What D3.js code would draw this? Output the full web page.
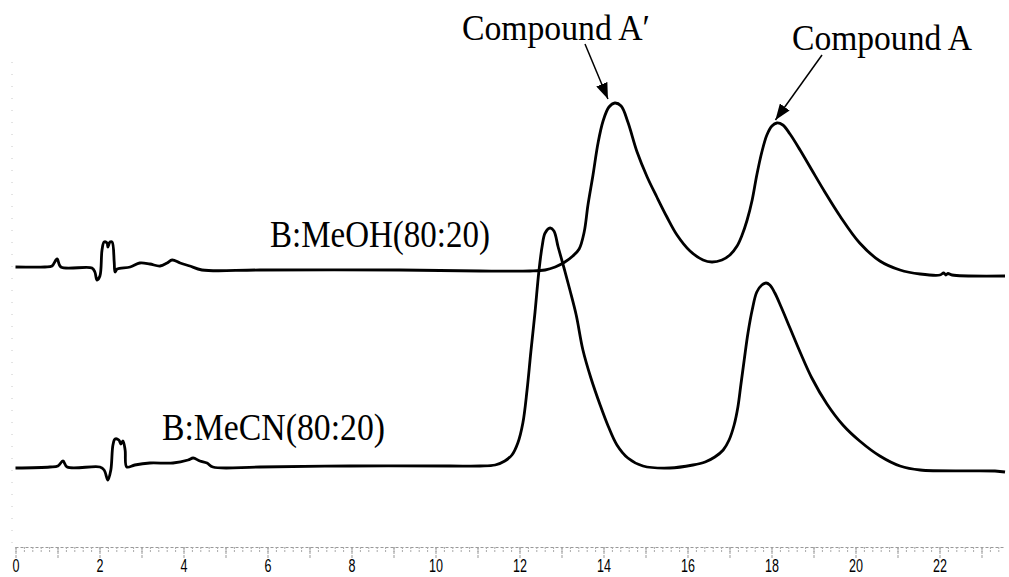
<!DOCTYPE html>
<html>
<head>
<meta charset="utf-8">
<script src="https://cdn.jsdelivr.net/npm/d3@7"></script>
<style>
  body { margin: 0; background: #fff; }
  svg { display: block; }
</style>
</head>
<body>
<svg width="1009" height="577"></svg>
<script>
'use strict';

// retention time (min) and detector response, B:MeOH(80:20) trace
const meohT = [0, 0.70, 0.87, 0.99, 1.08, 1.82, 1.89, 1.94, 2.01, 2.06, 2.11, 2.18, 2.20, 2.25, 2.30, 2.35, 2.37, 2.42,
  2.73, 2.96, 3.20, 3.44, 3.61, 3.73, 3.92, 4.15, 4.44, 5.82, 9.15, 11.06, 12.25, 12.61, 12.85, 13.08, 13.27,
  13.42, 13.54, 13.63, 13.75, 13.87, 13.99, 14.13, 14.27, 14.42, 14.58, 14.80, 15.04, 15.27, 15.51, 15.75,
  16.06, 16.37, 16.58, 16.82, 17.01, 17.18, 17.30, 17.42, 17.54, 17.65, 17.77, 17.89, 18.01, 18.13, 18.27,
  18.44, 18.68, 18.96, 19.27, 19.63, 20.10, 20.58, 21.06, 21.54, 22.01, 22.10, 22.15, 22.20, 22.30, 23.56];
const meohV = [56.2, 56.2, 56.4, 57.8, 56.2, 56.0, 55.2, 53.6, 54.4, 59.6, 61.2, 61.0, 60.2, 61.2, 61.2, 57.2, 55.2, 55.8,
  56.2, 57.0, 56.8, 56.4, 57.0, 57.6, 57.0, 56.4, 55.6, 55.6, 55.6, 55.4, 55.4, 55.6, 56.2, 57.2, 58.4,
  59.8, 63.2, 68.6, 74.6, 81.0, 85.4, 88.2, 89.0, 88.4, 85.2, 79.2, 74.2, 70.2, 66.2, 62.6,
  59.4, 57.6, 57.2, 57.6, 58.6, 60.4, 62.6, 65.6, 69.6, 74.6, 79.2, 82.6, 84.4, 85.0, 84.6,
  82.8, 79.6, 75.6, 71.2, 66.4, 61.0, 57.4, 55.6, 54.8, 54.6, 55.0, 54.6, 54.9, 54.6, 54.4];

// B:MeCN(80:20) trace
const mecnT = [0, 0.82, 1.01, 1.13, 1.23, 2.01, 2.11, 2.20, 2.27, 2.32, 2.37, 2.46, 2.51, 2.56, 2.61, 2.65, 2.84, 3.20,
  3.75, 4.11, 4.23, 4.39, 4.56, 4.70, 5.82, 7.96, 10.35, 11.06, 11.42, 11.65, 11.82, 11.96, 12.08, 12.18,
  12.27, 12.37, 12.46, 12.54, 12.61, 12.73, 12.82, 12.92, 13.06, 13.20, 13.35, 13.51, 13.70, 13.92, 14.11,
  14.32, 14.58, 14.94, 15.58, 16.13, 16.42, 16.65, 16.85, 16.99, 17.11, 17.20, 17.27, 17.35, 17.44, 17.54,
  17.65, 17.77, 17.87, 17.96, 18.08, 18.23, 18.44, 18.68, 18.96, 19.32, 19.70, 20.10, 20.58, 21.06, 21.54,
  23.32, 23.56];
const mecnV = [16.0, 16.2, 16.4, 17.4, 16.2, 16.2, 15.6, 13.6, 15.6, 20.6, 21.8, 21.6, 20.8, 21.4, 19.6, 16.2, 16.6, 17.0,
  17.0, 17.6, 18.0, 17.4, 17.0, 16.2, 16.2, 16.4, 16.4, 16.4, 16.6, 17.4, 18.6, 21.0, 25.0, 31.6,
  39.2, 47.2, 55.2, 60.4, 63.0, 64.0, 63.4, 60.2, 56.0, 51.6, 46.6, 39.6, 34.0, 28.6, 24.4,
  20.6, 18.0, 16.4, 16.0, 16.6, 17.2, 18.2, 19.6, 21.6, 24.6, 28.2, 32.6, 37.6, 43.0, 47.6,
  51.2, 52.6, 53.0, 52.6, 51.0, 48.2, 44.0, 39.2, 34.0, 28.8, 24.6, 21.4, 18.4, 16.4, 15.6,
  15.4, 15.2];

const minorTicks = d3.range(0, 118).map(i => i / 5);
const majorTicks = d3.range(0, 24);
const traceLabels = ["B:MeOH(80:20)", "B:MeCN(80:20)"];
const peakLabels = ["Compound A\u2032", "Compound A"];

const svg = d3.select("svg");
const width = parseFloat(svg.attr("width"));
const height = parseFloat(svg.attr("height"));

svg.append("rect")
    .attr("width", width)
    .attr("height", height)
    .attr("fill", "#fff");

const x = d3.scaleLinear().domain([0, 22]).range([15.5, 939.5]);
const y = d3.scaleLinear().domain([0, 100]).range([548, 48]);
const axisY = 547;

// faint dotted left edge from the scan
svg.append("line")
    .attr("x1", 12).attr("x2", 12)
    .attr("y1", 62).attr("y2", axisY)
    .attr("stroke", "#c8c8c8")
    .attr("stroke-width", 1)
    .attr("stroke-dasharray", "1,11");

// axis: minor ticks every 0.2, major every 1, labels on even numbers
const minorG = svg.append("g")
    .attr("transform", `translate(0,${axisY})`)
    .call(d3.axisBottom(x).tickValues(minorTicks).tickSize(5).tickSizeOuter(0).tickFormat(""));
minorG.select(".domain")
    .attr("d", `M${x(0)},0.5H1005`)
    .attr("stroke", "#999")
    .attr("stroke-dasharray", "3,2");
minorG.selectAll(".tick line")
    .attr("stroke", "#aaa")
    .attr("stroke-dasharray", "2,1");

const majorG = svg.append("g")
    .attr("transform", `translate(0,${axisY})`)
    .call(d3.axisBottom(x).tickValues(majorTicks).tickSize(11).tickSizeOuter(0)
        .tickFormat(d => d % 2 === 0 ? d : ""));
majorG.select(".domain").remove();
majorG.selectAll(".tick line")
    .attr("stroke", "#999")
    .attr("stroke-dasharray", "3,1");
majorG.selectAll(".tick text")
    .attr("y", 11.5)
    .attr("font-family", "Liberation Sans, Arial, sans-serif")
    .attr("font-size", 19)
    .attr("fill", "#000")
    .attr("transform", "scale(0.66,1)");

// traces
const line = d3.line()
    .x(d => x(d[0]))
    .y(d => y(d[1]))
    .curve(d3.curveCatmullRom.alpha(0.5));

const traces = [d3.zip(meohT, meohV), d3.zip(mecnT, mecnV)];

svg.selectAll("path.trace")
    .data(traces)
    .join("path")
    .attr("class", "trace")
    .attr("d", line)
    .attr("fill", "none")
    .attr("stroke", "#000")
    .attr("stroke-width", 2.8)
    .attr("stroke-linejoin", "round");

// trace labels
const serif = "Liberation Serif, Times New Roman, serif";
svg.append("text")
    .attr("x", 270).attr("y", 247)
    .attr("font-family", serif)
    .attr("font-size", 38)
    .attr("textLength", 220)
    .attr("lengthAdjust", "spacingAndGlyphs")
    .text(traceLabels[0]);
svg.append("text")
    .attr("x", 162).attr("y", 440)
    .attr("font-family", serif)
    .attr("font-size", 38)
    .attr("textLength", 223)
    .attr("lengthAdjust", "spacingAndGlyphs")
    .text(traceLabels[1]);

// peak labels with arrows
svg.append("defs").append("marker")
    .attr("id", "head")
    .attr("viewBox", "0 0 16 12")
    .attr("refX", 16).attr("refY", 6)
    .attr("markerWidth", 16).attr("markerHeight", 12)
    .attr("markerUnits", "userSpaceOnUse")
    .attr("orient", "auto")
  .append("path")
    .attr("d", "M0,0L16,6L0,12Z")
    .attr("fill", "#000");

svg.append("text")
    .attr("x", 462).attr("y", 40)
    .attr("font-family", serif)
    .attr("font-size", 35)
    .attr("textLength", 188)
    .attr("lengthAdjust", "spacingAndGlyphs")
    .text(peakLabels[0]);
svg.append("text")
    .attr("x", 792).attr("y", 50)
    .attr("font-family", serif)
    .attr("font-size", 35)
    .attr("textLength", 180)
    .attr("lengthAdjust", "spacingAndGlyphs")
    .text(peakLabels[1]);

const arrow = (x1, y1, x2, y2) => svg.append("line")
    .attr("x1", x1).attr("y1", y1)
    .attr("x2", x2).attr("y2", y2)
    .attr("stroke", "#000")
    .attr("stroke-width", 1.5)
    .attr("marker-end", "url(#head)");

// arrow tips sit just above each MeOH peak
arrow(585, 44, x(14.13) - 1, y(89.0) - 4);
arrow(822, 55, x(18.07) + 1, y(85.0) - 3);
</script>
</body>
</html>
_ _ _ _
__AIM__. Please extract exactly the lines of the data, from the first through the line containing "54.9, 54.6, 54.4];", and add no pictures to the copy.

__ANSWER TO THE TASK__.
What D3.js code would draw this? Output the full web page.
<!DOCTYPE html>
<html>
<head>
<meta charset="utf-8">
<script src="https://cdn.jsdelivr.net/npm/d3@7"></script>
<style>
  body { margin: 0; background: #fff; }
  svg { display: block; }
</style>
</head>
<body>
<svg width="1009" height="577"></svg>
<script>
'use strict';

// retention time (min) and detector response, B:MeOH(80:20) trace
const meohT = [0, 0.70, 0.87, 0.99, 1.08, 1.82, 1.89, 1.94, 2.01, 2.06, 2.11, 2.18, 2.20, 2.25, 2.30, 2.35, 2.37, 2.42,
  2.73, 2.96, 3.20, 3.44, 3.61, 3.73, 3.92, 4.15, 4.44, 5.82, 9.15, 11.06, 12.25, 12.61, 12.85, 13.08, 13.27,
  13.42, 13.54, 13.63, 13.75, 13.87, 13.99, 14.13, 14.27, 14.42, 14.58, 14.80, 15.04, 15.27, 15.51, 15.75,
  16.06, 16.37, 16.58, 16.82, 17.01, 17.18, 17.30, 17.42, 17.54, 17.65, 17.77, 17.89, 18.01, 18.13, 18.27,
  18.44, 18.68, 18.96, 19.27, 19.63, 20.10, 20.58, 21.06, 21.54, 22.01, 22.10, 22.15, 22.20, 22.30, 23.56];
const meohV = [56.2, 56.2, 56.4, 57.8, 56.2, 56.0, 55.2, 53.6, 54.4, 59.6, 61.2, 61.0, 60.2, 61.2, 61.2, 57.2, 55.2, 55.8,
  56.2, 57.0, 56.8, 56.4, 57.0, 57.6, 57.0, 56.4, 55.6, 55.6, 55.6, 55.4, 55.4, 55.6, 56.2, 57.2, 58.4,
  59.8, 63.2, 68.6, 74.6, 81.0, 85.4, 88.2, 89.0, 88.4, 85.2, 79.2, 74.2, 70.2, 66.2, 62.6,
  59.4, 57.6, 57.2, 57.6, 58.6, 60.4, 62.6, 65.6, 69.6, 74.6, 79.2, 82.6, 84.4, 85.0, 84.6,
  82.8, 79.6, 75.6, 71.2, 66.4, 61.0, 57.4, 55.6, 54.8, 54.6, 55.0, 54.6, 54.9, 54.6, 54.4];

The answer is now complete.